The Securities and Exchange Commission (SEC) has directed market operators, fintech service providers, and persons operating online investment and trading platforms to complete their registration and licensing process with the regulator by August 31, 2026.
This is part of efforts to strengthen investor protection and enhance oversight of digital investment activities in Ghana.
The directive, issued on June 23, 2026, requires all entities operating investor-facing investment technology platforms, online trading applications, and digital intermediary platforms involved in SEC-regulated activities to obtain the appropriate registration and licensing approval from the Commission.
According to the SEC, the move follows the growing presence of unregistered online investment applications and trading platforms that provide access to securities trading in both local and foreign markets.
The regulator said the directive is intended to address risks associated with fraudulent and unregulated digital investment platforms while safeguarding market integrity.
Under the directive, licensed market operators that own or operate investment technology platforms must obtain SEC approval for each platform used to conduct licensed activities.
Similarly, fintech service providers and individuals operating online investment and trading platforms performing SEC-licensed activities are required to secure the appropriate registration and licensing from the Commission.
The SEC further stated that digital platforms serving as intermediaries within the securities market ecosystem must also be registered and licensed before continuing operations.
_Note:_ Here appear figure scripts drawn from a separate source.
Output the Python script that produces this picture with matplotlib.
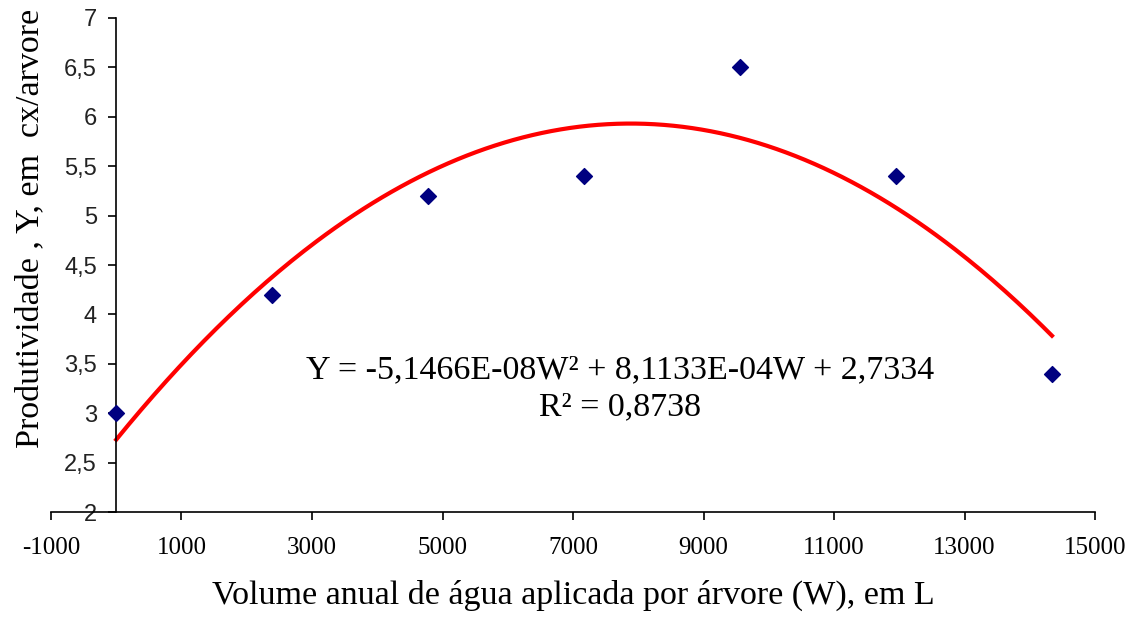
import numpy as np
import matplotlib.pyplot as plt
from matplotlib.ticker import FuncFormatter

# water volume per tree (L) and yield (boxes/tree)
volume = [0, 2390, 4780, 7170, 9560, 11950, 14340]
yield_boxes = [3.0, 4.2, 5.2, 5.4, 6.5, 5.4, 3.4]

# quadratic trendline coefficients shown on the chart (a*W^2 + b*W + c)
coef = [-5.1466e-08, 8.1133e-04, 2.7334]
r2 = 0.8738

x_ticks = [-1000, 1000, 3000, 5000, 7000, 9000, 11000, 13000, 15000]
y_ticks = [2, 2.5, 3, 3.5, 4, 4.5, 5, 5.5, 6, 6.5, 7]

serif = "Liberation Serif"
sans = "Liberation Sans"
plt.rcParams["axes.unicode_minus"] = False

fig = plt.figure(figsize=(11.33, 6.17), dpi=100)
ax = fig.add_axes([0.045, 0.170, 0.9215, 0.801])

w = np.linspace(volume[0], volume[-1], 300)
ax.plot(w, np.polyval(coef, w), color="#ff0000", lw=3, zorder=2)
ax.scatter(volume, yield_boxes, marker="D", s=65, color="#000080", zorder=3, clip_on=False)

ax.set_xlim(-1000, 15000)
ax.set_ylim(2, 7)
ax.set_xticks(x_ticks)
ax.set_yticks(y_ticks)
ax.yaxis.set_major_formatter(FuncFormatter(lambda v, p: f"{v:g}".replace(".", ",")))

ax.spines["top"].set_visible(False)
ax.spines["right"].set_visible(False)
ax.spines["left"].set_position(("data", 0))
for s in ("left", "bottom"):
    ax.spines[s].set_linewidth(1.2)

ax.tick_params(axis="x", direction="out", length=6, width=1.2, pad=12)
ax.tick_params(axis="y", direction="out", length=6, width=1.2, pad=8)
for lab in ax.get_xticklabels():
    lab.set_fontfamily(serif)
    lab.set_fontsize(18)
for lab in ax.get_yticklabels():
    lab.set_fontfamily(sans)
    lab.set_fontsize(17)
    lab.set_color("#222222")

ax.set_xlabel("Volume anual de água aplicada por árvore (W), em L",
              fontfamily=serif, fontsize=24.5, labelpad=15)
ax.set_ylabel("Produtividade , Y, em  cx/arvore", fontfamily=serif, fontsize=24.5)
ax.yaxis.set_label_coords(-0.005, 0.573)

eq = "Y = -5,1466E-08W² + 8,1133E-04W + 2,7334\nR² = 0,8738"
ax.text(7720, 3.25, eq, fontfamily=serif, fontsize=24.5, ha="center", va="center",
        linespacing=1.3)

fig.savefig("out.png", dpi=100)
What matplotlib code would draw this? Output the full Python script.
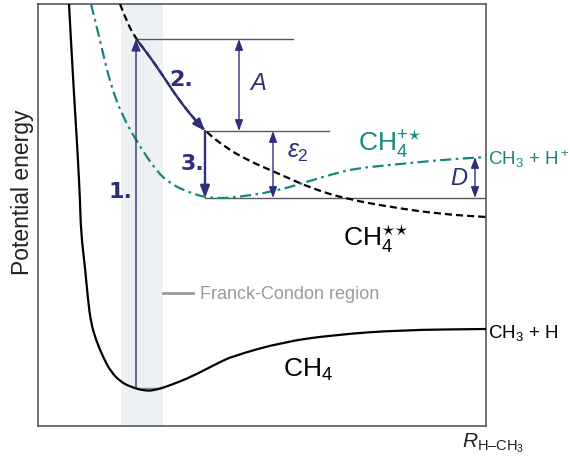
import matplotlib
matplotlib.use("Agg")
import matplotlib.pyplot as plt
from matplotlib.path import Path
from matplotlib.patches import PathPatch, FancyArrowPatch

plt.rcParams["font.family"] = ["Liberation Sans", "DejaVu Sans"]
plt.rcParams["mathtext.fontset"] = "custom"
plt.rcParams["mathtext.rm"] = "Liberation Sans"
plt.rcParams["mathtext.it"] = "Liberation Sans:italic"
plt.rcParams["mathtext.bf"] = "Liberation Sans:bold"

# Potential energy curves (R = bond length, E = energy; arbitrary units)
ch4_R = [31, 34, 37, 40, 42, 43, 47, 50, 53, 58, 65, 73, 83, 93, 107, 118, 133, 153, 180,
         195, 245, 295, 362, 448]
ch4_E = [422, 366, 316, 266, 226, 193, 159, 126, 103, 86, 69, 54, 44, 39, 35, 36, 41, 49, 63,
         70, 84, 91, 96, 97]

ch4ex_R = [82, 90, 99, 109, 119, 129, 139, 152, 167, 187, 209, 239, 275, 309, 352, 402, 448]
ch4ex_E = [422, 401, 386, 373, 359, 344, 329, 312, 295, 279, 266, 253, 237, 227, 219, 212, 209]

ion_R = [53, 62, 72, 84, 99, 119, 132, 145, 165, 177, 192, 235, 275, 302, 322, 352, 402, 448]
ion_E = [422, 386, 343, 311, 284, 254, 243, 236, 229, 228, 228, 234, 246, 254, 258, 261, 266, 269]

# Energy levels
ground_E = 38
vertical_E = 387      # top of vertical excitation (step 1)
relaxed_E = 295       # after relaxation along CH4** (step 2)
ion_min_E = 228       # bottom of CH4+* well (step 3)
ion_limit_E = 269     # CH3 + H+ asymptote

R_excite = 98
R_relax = 167
fc_region = (83, 125)

NAVY = "#2e2f78"
TEAL = "#15877e"
LEVEL = "#5a5a5a"


def smooth_path(xs, ys):
    pts = list(zip(xs, ys))
    verts = [pts[0]]
    codes = [Path.MOVETO]
    for i in range(1, len(pts) - 1):
        mid = ((pts[i][0] + pts[i + 1][0]) / 2, (pts[i][1] + pts[i + 1][1]) / 2)
        verts += [pts[i], mid]
        codes += [Path.CURVE3, Path.CURVE3]
    verts.append(pts[-1])
    codes.append(Path.LINETO)
    return Path(verts, codes)


fig = plt.figure(figsize=(5.7, 4.57), dpi=100)
ax = fig.add_axes([38 / 570, 31 / 457, 448 / 570, 422 / 457])
ax.set_xlim(0, 448)
ax.set_ylim(0, 422)
ax.set_xticks([])
ax.set_yticks([])
for s in ax.spines.values():
    s.set_color("#4a4a4a")
    s.set_linewidth(1.1)

# Franck-Condon region
ax.axvspan(*fc_region, color="#edf1f3", zorder=0, lw=0)

# curves
ax.add_patch(PathPatch(smooth_path(ch4_R, ch4_E), fill=False, color="black", lw=1.6, zorder=3))
ax.add_patch(PathPatch(smooth_path(ch4ex_R, ch4ex_E), fill=False, color="black", lw=1.6,
                       linestyle=(0, (3.2, 1.8)), zorder=3))
ax.add_patch(PathPatch(smooth_path(ion_R, ion_E), fill=False, color=TEAL, lw=1.6,
                       linestyle=(0, (5, 2, 1.2, 2)), zorder=3))

# level lines
ax.plot([R_excite, 255], [vertical_E] * 2, color=LEVEL, lw=1.0, zorder=2)
ax.plot([R_relax, 291], [relaxed_E] * 2, color=LEVEL, lw=1.0, zorder=2)
ax.plot([R_relax, 448], [ion_min_E] * 2, color=LEVEL, lw=1.0, zorder=2)
ax.plot([R_excite, 122], [ground_E] * 2, color="#8a8a8a", lw=1.0, zorder=2)


def arrow(p0, p1, style, lw, ms=11):
    a = FancyArrowPatch(p0, p1, arrowstyle=style, mutation_scale=ms, color=NAVY,
                        lw=lw, shrinkA=0, shrinkB=0, zorder=5)
    ax.add_patch(a)


# step 1: vertical excitation
arrow((R_excite, ground_E), (R_excite, vertical_E), "-|>,head_length=0.65,head_width=0.25", 1.0)
# step 2: relaxation along CH4**
i0, i1 = ch4ex_R.index(99), ch4ex_R.index(167)
path2 = smooth_path(ch4ex_R[i0:i1 + 1], ch4ex_E[i0:i1 + 1])
ax.add_patch(FancyArrowPatch(path=path2, arrowstyle="-|>,head_length=0.65,head_width=0.25",
                             mutation_scale=11, color=NAVY, lw=1.7, zorder=5))
# step 3
arrow((R_relax, relaxed_E), (R_relax, ion_min_E), "-|>,head_length=0.65,head_width=0.25", 1.7)

# energy differences
dbl = "<|-|>,head_length=0.6,head_width=0.22"
arrow((201, vertical_E), (201, relaxed_E), dbl, 1.0)
arrow((235, relaxed_E), (235, ion_min_E), dbl, 1.0)
arrow((437, ion_limit_E), (437, ion_min_E), dbl, 1.0)

# labels
num_kw = dict(color=NAVY, fontsize=16, fontweight="bold", family="DejaVu Sans",
              ha="center", va="center", zorder=6)
ax.text(82, 234, "1.", **num_kw)
ax.text(143, 346, "2.", **num_kw)
ax.text(154, 262, "3.", **num_kw)

ax.text(220, 342, "$A$", color=NAVY, fontsize=17, ha="center", va="center")
ax.text(260, 274, r"$\varepsilon_2$", color=NAVY, fontsize=18, ha="center", va="center")
ax.text(421, 247, "$D$", color=NAVY, fontsize=17, ha="center", va="center")

ax.text(320, 276, r"CH$_4^{{+}{\star}}$", color=TEAL, fontsize=19, ha="left", va="baseline")
ax.text(305, 181, r"CH$_4^{{\star}{\star}}$", color="black", fontsize=19, ha="left",
        va="baseline")
ax.text(245, 49, r"CH$_4$", color="black", fontsize=19, ha="left", va="baseline")

ax.text(450, 261, r"CH$_3$ + H$^+$", color=TEAL, fontsize=13.5, ha="left", va="baseline",
        clip_on=False)
ax.text(450, 88, r"CH$_3$ + H", color="black", fontsize=13.5, ha="left", va="baseline",
        clip_on=False)

ax.plot([125, 155], [133, 133], color="#9a9a9a", lw=2.0)
ax.text(162, 127, "Franck-Condon region", color="#9a9a9a", fontsize=13, ha="left",
        va="baseline")

fig.text(23 / 570, 1 - 192 / 457, "Potential energy", rotation=90, fontsize=16.5,
         ha="center", va="center", color="#222222")
fig.text(462 / 570, 1 - 447 / 457, r"$R_{\mathrm{H–CH_3}}$", fontsize=15, ha="left",
         va="baseline", color="#222222")

fig.savefig("out.png", dpi=100)
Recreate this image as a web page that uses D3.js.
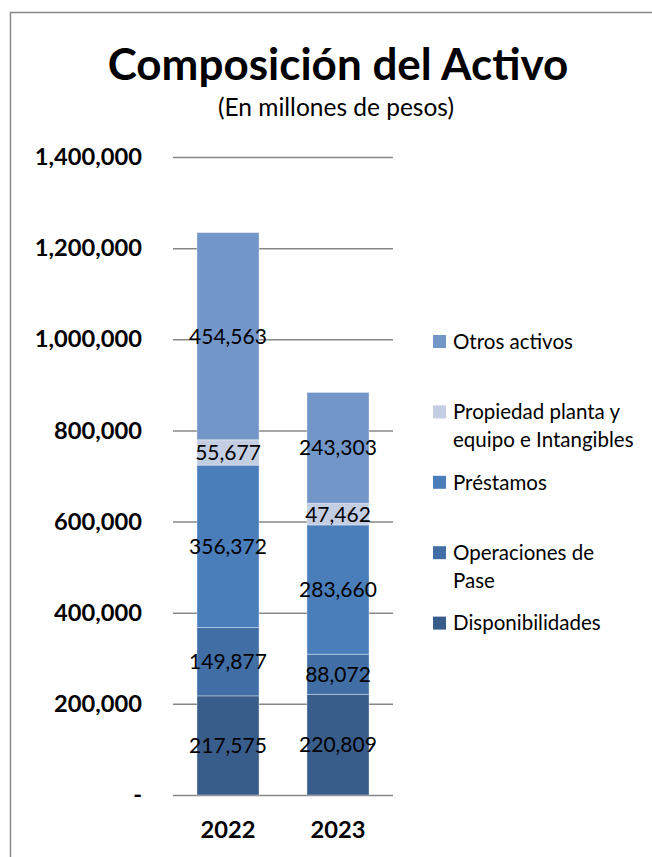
<!DOCTYPE html>
<html>
<head>
<meta charset="utf-8">
<script src="https://cdn.jsdelivr.net/npm/d3@7"></script>
<style>
  body { margin: 0; background: #fff; }
  text { font-family: Lato, "Open Sans", sans-serif; fill: #000; }
</style>
</head>
<body>
<div id="chart"></div>
<script>
// data (millones de pesos)
var years = ["2022", "2023"];
var seriesNames = ["Disponibilidades", "Operaciones de Pase", "Préstamos",
    "Propiedad planta y equipo e Intangibles", "Otros activos"];
var disponibilidades = [217575, 220809];
var operacionesPase = [149877, 88072];
var prestamos = [356372, 283660];
var propiedadPlanta = [55677, 47462];
var otrosActivos = [454563, 243303];
var yTicks = [0, 200000, 400000, 600000, 800000, 1000000, 1200000, 1400000];
// legend text, split in lines like the original (top to bottom)
var legendLines = [["Otros activos"], ["Propiedad planta y", "equipo e Intangibles"],
    ["Préstamos"], ["Operaciones de", "Pase"], ["Disponibilidades"]];

var colors = ["#395d8b", "#416ea4", "#4a7ebb", "#c4cee3", "#7396c8"];

var width = 652, height = 857;
var plot = {left: 173, right: 393, top: 157, bottom: 795};

var svg = d3.select("#chart").append("svg")
    .attr("width", width)
    .attr("height", height);

// outer frame (left + top only visible)
svg.append("path")
    .attr("d", "M10.5," + height + "V12.5H" + width)
    .attr("fill", "none")
    .attr("stroke", "#8a8a8a")
    .attr("stroke-width", 1.5);

// titles
svg.append("text")
    .attr("x", 338).attr("y", 80)
    .attr("text-anchor", "middle")
    .style("font-size", "44px").style("font-weight", "bold")
    .text("Composición del Activo");
svg.append("text")
    .attr("x", 336).attr("y", 116)
    .attr("text-anchor", "middle")
    .style("font-size", "24.5px")
    .text("(En millones de pesos)");

// table built from the arrays
var table = years.map(function (y, i) {
    return {year: y, s0: disponibilidades[i], s1: operacionesPase[i], s2: prestamos[i],
        s3: propiedadPlanta[i], s4: otrosActivos[i]};
});
var keys = ["s0", "s1", "s2", "s3", "s4"];
var stacked = d3.stack().keys(keys)(table);

var x = d3.scaleBand()
    .domain(years)
    .range([plot.left, plot.right])
    .paddingInner(0.436)
    .paddingOuter(0.218);

var y = d3.scaleLinear()
    .domain([0, 1400000])
    .range([plot.bottom, plot.top]);

// y axis + gridlines
var yAxis = svg.append("g")
    .attr("transform", "translate(" + plot.left + ",0)")
    .call(d3.axisLeft(y)
        .tickValues(yTicks)
        .tickSizeInner(-(plot.right - plot.left))
        .tickSizeOuter(0)
        .tickPadding(31)
        .tickFormat(function (d) { return d === 0 ? "-" : d3.format(",")(d); }));
yAxis.select(".domain").remove();
yAxis.selectAll(".tick line").attr("stroke", "#878787").attr("stroke-width", 1.5);
yAxis.selectAll(".tick text")
    .attr("fill", "#000")
    .style("font-family", "Lato, sans-serif")
    .style("font-size", "23.7px")
    .style("font-weight", "bold");

// bars
var layers = svg.append("g").selectAll("g")
    .data(stacked)
    .enter().append("g")
    .attr("fill", function (d, i) { return colors[i]; });

layers.selectAll("rect")
    .data(function (d) { return d; })
    .enter().append("rect")
    .attr("x", function (d) { return x(d.data.year); })
    .attr("y", function (d) { return y(d[1]); })
    .attr("width", x.bandwidth())
    .attr("height", function (d) { return y(d[0]) - y(d[1]); })
    .attr("stroke", "rgba(255,255,255,0.35)")
    .attr("stroke-width", 1);

// value labels
var labels = svg.append("g");
stacked.forEach(function (layer) {
    labels.selectAll(null)
        .data(layer)
        .enter().append("text")
        .attr("x", function (d) { return x(d.data.year) + x.bandwidth() / 2; })
        .attr("y", function (d) { return y((d[0] + d[1]) / 2); })
        .attr("dy", "0.36em")
        .attr("text-anchor", "middle")
        .style("font-size", "21px")
        .text(function (d) { return d3.format(",")(d[1] - d[0]); });
});

// x labels
svg.append("g").selectAll("text")
    .data(years)
    .enter().append("text")
    .attr("x", function (d) { return x(d) + x.bandwidth() / 2; })
    .attr("y", 838)
    .attr("text-anchor", "middle")
    .style("font-size", "23.7px")
    .style("font-weight", "bold")
    .text(function (d) { return d; });

// legend
var legendColors = colors.slice().reverse();
var legend = svg.append("g")
    .selectAll("g")
    .data(legendLines)
    .enter().append("g")
    .attr("transform", function (d, i) { return "translate(433," + (341.5 + i * 70.4) + ")"; });

legend.append("rect")
    .attr("y", -6.5)
    .attr("width", 13)
    .attr("height", 13)
    .attr("fill", function (d, i) { return legendColors[i]; });

legend.append("text")
    .attr("x", 20)
    .style("font-size", "20.5px")
    .selectAll("tspan")
    .data(function (d) { return d; })
    .enter().append("tspan")
    .attr("x", 20)
    .attr("y", function (d, i) { return i * 27.5; })
    .attr("dy", "0.36em")
    .text(function (d) { return d; });
</script>
</body>
</html>
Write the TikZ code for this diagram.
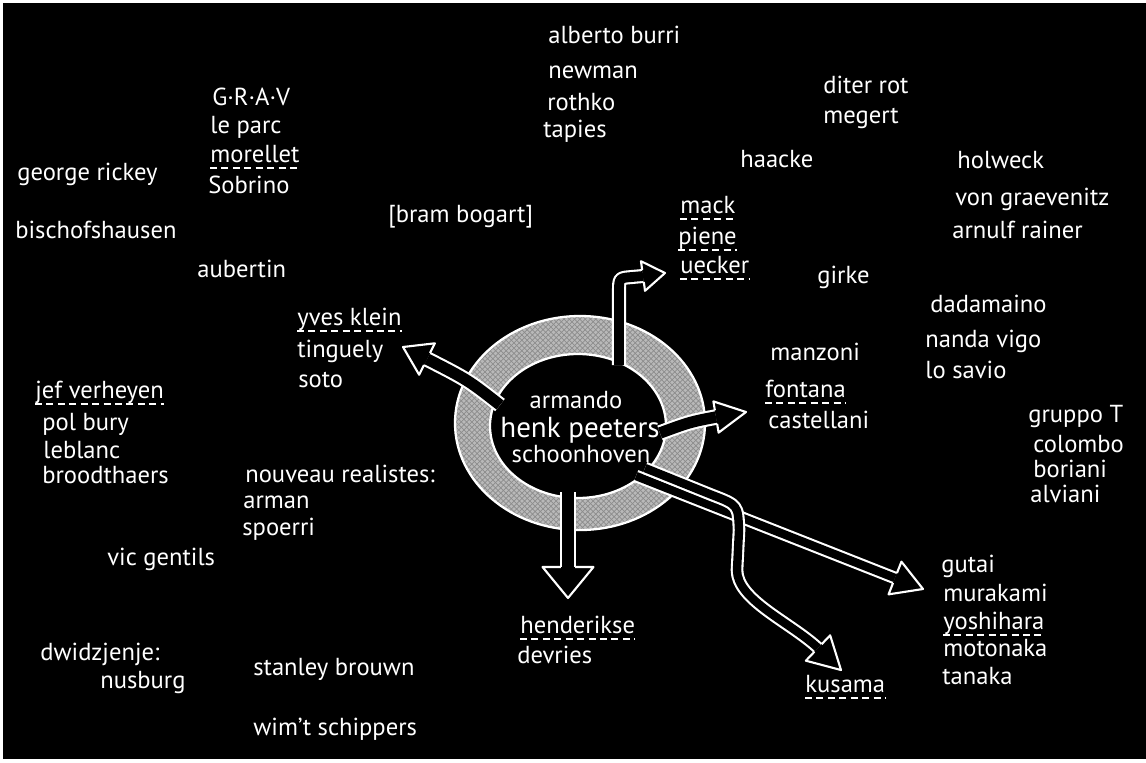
\documentclass[tikz,border=0pt]{standalone}
\usepackage{fontspec}
\setmainfont{PT Sans}
\usetikzlibrary{calc,patterns}

\newcommand{\handfont}{\fontsize{14}{17}\selectfont}
% head of a fat arrow: base, tip, half head width, half shaft width
\newcommand{\headtip}[4]{%
  \fill[black] ($(#1)!#3!90:(#2)$) -- (#2) -- ($(#1)!#3!-90:(#2)$) -- cycle;
  \draw[white,line width=1.2pt,line join=round]
    ($(#1)!#4!90:(#2)$) -- ($(#1)!#3!90:(#2)$) -- (#2)
    -- ($(#1)!#3!-90:(#2)$) -- ($(#1)!#4!-90:(#2)$);
}

\tikzset{
  artist/.style={text=white,font=\handfont,inner sep=0pt,anchor=base west},
  core/.style={text=white,font=\handfont,inner sep=0pt,anchor=base},
  uline/.style={white,line width=0.8pt,dash pattern=on 4pt off 2.5pt},
  shaft/.style={draw=white,line width=1.2pt,double=black,double distance=#1,line join=round},
  shaft/.default=6pt
}

\begin{document}
\begin{tikzpicture}[x=0.02cm,y=-0.02cm]
\useasboundingbox (0,0) rectangle (1146,762);
\fill[white] (0,0) rectangle (1146,762);
\fill[black] (3,3) rectangle (1146,759);

% the ring
\fill[gray!55,even odd rule] (580,423) ellipse [x radius=125,y radius=107]
  (578,426) ellipse [x radius=88,y radius=72];
\fill[pattern=crosshatch,pattern color=black!45,even odd rule] (580,423) ellipse [x radius=125,y radius=107]
  (578,426) ellipse [x radius=88,y radius=72];
\draw[white,line width=1.3pt] (580,423) ellipse [x radius=125,y radius=107];
\draw[white,line width=1.3pt] (578,426) ellipse [x radius=88,y radius=72];

% arrows out of the ring
\coordinate (up0) at (619,365);
\coordinate (upB) at (643,276);
\coordinate (upT) at (665,273);
\draw[shaft=5.6pt] (up0) -- (619,292) .. controls (619,278) .. (632,277) -- (upB);
\headtip{upB}{upT}{8.5pt}{3.4pt}

\coordinate (lf0) at (500,405);
\coordinate (lfB) at (427,359);
\coordinate (lfT) at (403,347);
\draw[shaft=6.5pt] (lf0) .. controls (468,380) .. (lfB);
\headtip{lfB}{lfT}{10pt}{3.85pt}

\coordinate (rt0) at (660,433);
\coordinate (rtB) at (716,417);
\coordinate (rtT) at (746,412);
\draw[shaft=6.5pt] (rt0) .. controls (690,422) .. (rtB);
\headtip{rtB}{rtT}{9pt}{3.85pt}

\coordinate (dn0) at (568,492);
\coordinate (dnB) at (568,567);
\coordinate (dnT) at (568,598);
\draw[shaft=7pt] (dn0) -- (dnB);
\headtip{dnB}{dnT}{14.5pt}{4.1pt}

\coordinate (gu0) at (636,476);
\coordinate (guB) at (895,578);
\coordinate (guT) at (923,589);
\draw[shaft=4.8pt] (gu0) -- (guB);
\headtip{guB}{guT}{10pt}{3pt}

\coordinate (ku0) at (645,468);
\coordinate (kuB) at (818,648);
\coordinate (kuT) at (841,670);
\draw[shaft=4.8pt] (ku0) -- (712,495) .. controls (738,505) .. (739,530) -- (737,570)
  .. controls (737,600) and (790,622) .. (kuB);
\headtip{kuB}{kuT}{10pt}{3pt}

% centre
\node[core] (armando) at (576,408) {armando};
\node[core,font=\fontsize{16.5}{19}\selectfont] (peeters) at (580,437) {henk peeters};
\node[core] (schoonhoven) at (581,462) {schoonhoven};

% names round about
\node[artist] (rickey) at (17,180) {george rickey};
\node[artist] (bischofshausen) at (15,238) {bischofshausen};
\node[artist] (grav) at (212,105) {G·R·A·V};
\node[artist] (leparc) at (210,133) {le parc};
\node[artist] (morellet) at (210,162) {morellet};
\node[artist] (sobrino) at (208,193) {Sobrino};
\node[artist] (aubertin) at (197,277) {aubertin};
\node[artist] (bogart) at (388,222) {[bram bogart]};

\node[artist] (burri) at (548,43) {alberto burri};
\node[artist] (newman) at (548,78) {newman};
\node[artist] (rothko) at (547,110) {rothko};
\node[artist] (tapies) at (543,137) {tapies};

\node[artist] (haacke) at (740,167) {haacke};
\node[artist] (rot) at (823,93) {diter rot};
\node[artist] (megert) at (823,123) {megert};
\node[artist] (mack) at (680,213) {mack};
\node[artist] (piene) at (678,244) {piene};
\node[artist] (uecker) at (680,273) {uecker};
\node[artist] (girke) at (817,283) {girke};

\node[artist] (holweck) at (957,168) {holweck};
\node[artist] (graevenitz) at (955,205) {von graevenitz};
\node[artist] (rainer) at (952,238) {arnulf rainer};
\node[artist] (dadamaino) at (930,312) {dadamaino};
\node[artist] (vigo) at (925,347) {nanda vigo};
\node[artist] (losavio) at (925,378) {lo savio};

\node[artist] (manzoni) at (770,360) {manzoni};
\node[artist] (fontana) at (765,397) {fontana};
\node[artist] (castellani) at (768,428) {castellani};

\node[artist] (gruppoT) at (1028,422) {gruppo T};
\node[artist] (colombo) at (1033,452) {colombo};
\node[artist] (boriani) at (1033,477) {boriani};
\node[artist] (alviani) at (1030,502) {alviani};

\node[artist] (klein) at (297,325) {yves klein};
\node[artist] (tinguely) at (297,357) {tinguely};
\node[artist] (soto) at (298,387) {soto};

\node[artist] (verheyen) at (35,398) {jef verheyen};
\node[artist] (bury) at (42,430) {pol bury};
\node[artist] (leblanc) at (43,458) {leblanc};
\node[artist] (broodthaers) at (42,483) {broodthaers};

\node[artist] (nouveau) at (245,482) {nouveau realistes:};
\node[artist] (arman) at (243,508) {arman};
\node[artist] (spoerri) at (242,535) {spoerri};
\node[artist] (gentils) at (107,565) {vic gentils};

\node[artist] (dvizjenje) at (40,660) {dwidzjenje:};
\node[artist] (nusberg) at (100,688) {nusburg};
\node[artist] (brouwn) at (253,675) {stanley brouwn};
\node[artist] (schippers) at (253,735) {wim't schippers};

\node[artist] (henderikse) at (520,633) {henderikse};
\node[artist] (devries) at (517,663) {devries};
\node[artist] (kusama) at (805,692) {kusama};

\node[artist] (gutai) at (941,572) {gutai};
\node[artist] (murakami) at (943,601) {murakami};
\node[artist] (yoshihara) at (943,629) {yoshihara};
\node[artist] (motonaka) at (943,656) {motonaka};
\node[artist] (tanaka) at (942,684) {tanaka};

% dashed underlines
\foreach \n in {morellet,mack,piene,uecker,fontana,klein,verheyen,henderikse,kusama,yoshihara}
  \draw[uline] ([yshift=-3.4pt]\n.base west) -- ([yshift=-3.4pt]\n.base east);

\end{tikzpicture}
\end{document}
To meet the August 31 deadline, affected entities are required to complete a registration process that includes submitting an entry form, participating in a platform demonstration for the SEC, receiving regulatory guidance, paying the applicable registration or licensing fees, and obtaining a registration or licensing certificate from the Commission.
The regulator cautioned that any person or entity operating an online investment application or trading platform that is not approved, licensed, or registered by the SEC must immediately cease such activities.
“The SEC further urges the investing public to verify the authenticity of any investment products or platforms advertised through conventional or online media via the SEC’s official channels of communication,” the statement noted.
The Commission indicated that entities that fail to comply with the directive could face sanctions under Section 209(4) of the Securities Industry Act, 2016 (Act 929), as amended, as well as any other applicable provisions of the law.
The SEC said the directive takes immediate effect and will remain in force until amended, revised, varied or revoked by the Commission.